Thursday, April 28, 2011

Terminology in the Newsroom: Undocumented vs. Illegal

Katie Smith

When a student makes the decision to dedicate their life to the journalism profession they are bombarded by the rules and suggestions that have been passed on by others before them. Helpful hints of what to do, and wary warnings plague the journalist in their first few years on the job. While this is incredibly beneficial to a beginner in the field it can also be counterproductive. Journalism is one of the few careers that is constantly changing and refocusing on its mission: to truthfully and unbiasedly relay the news. So then, why is it that we hold on so tightly to the standard procedures that were used in newsrooms 50 years ago?

It is important to evaluate journalistic procedures, especially terminology, as often as possible. With the rapid social, technological and economic change our country faces today it is feasible that some of the things we did and said yesterday are offensive to our consumers today.

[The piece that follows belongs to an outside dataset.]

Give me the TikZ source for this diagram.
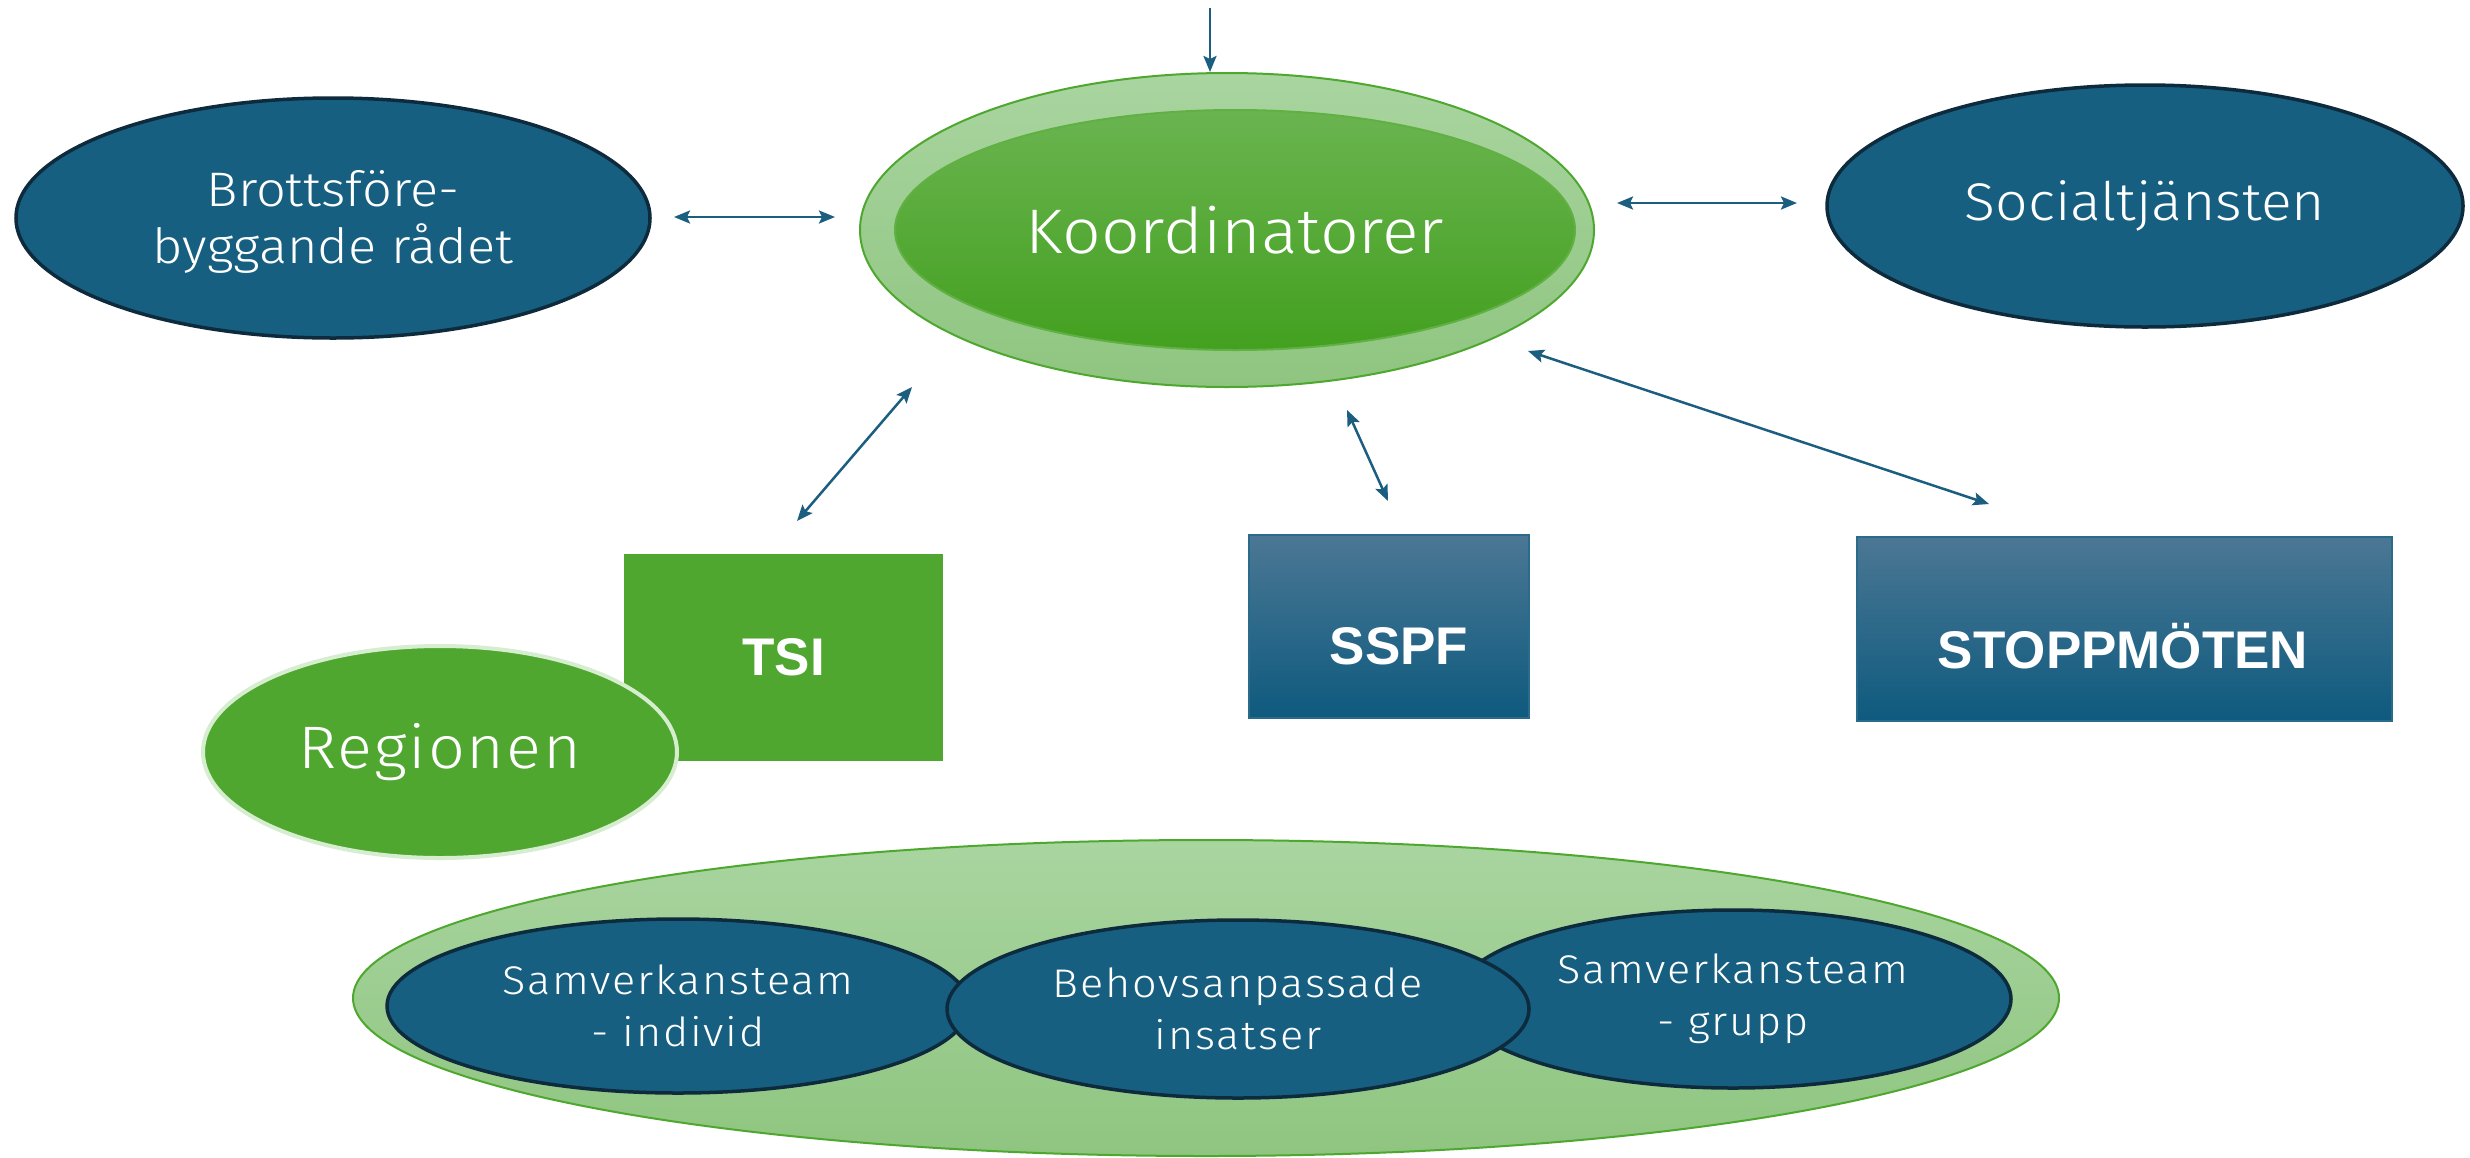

The terminology surrounding people who come to America without properly documenting their entrance is one of the most popular discussions we currently face. Are these people to be described as "illegal" or "undocumented?" Should they be called "immigrants" or "aliens?" Does it even matter what we, as journalists, call them?

In the article, Illegal Aliens Vs. Undocumented Workers it is argued that "the term illegal alien is not meant in a disparaging or dehumanizing way. The definition and use of the term 'illegal' is completely appropriate, since it is illegal for a person to enter or remain in the US without permission, as it is illegal for them to hold a job."

However the video below, presented by ColorLines and the Applied Research Center, shows that the use of the word "illegal" is spreading hate that targets specific groups of people. Their campaign to 'Drop the I-word' explains this side of the argument:

But does it even matter what journalists call people that come into our country in a way that we have decided is illegal? The Society of Professional Journalists' Code of Ethics says it does. The ethics code, that almost all journalists choose to follow, says that we should "avoid stereotyping by race, gender, age, religion, ethnicity, geography, sexual orientation, disability, physical appearance or social status." So, what do we do?

According to an American Journalist Review article, linguist, Otto Santa Ana, urges that both terms, illegal and undocumented, are one-sided. Santa Ana supports the use of the term"unauthorized immigrant" because it doesn't mask a very serious issue behind a polite facade, but it also does not characterize these people as hard criminals.

So, I guess it's up to us, the bright future of journalism, to decide. Illegal? Undocumented? Unauthorized? What is the future of this terminology? While we all appreciate and respect the advice of those that have been in the business for years, it is our turn to make some decisions. It is my hope that we hold ourselves to the ethical standards set by those before us, but that we don't turn into coddling parents of the public by trying to please everyone.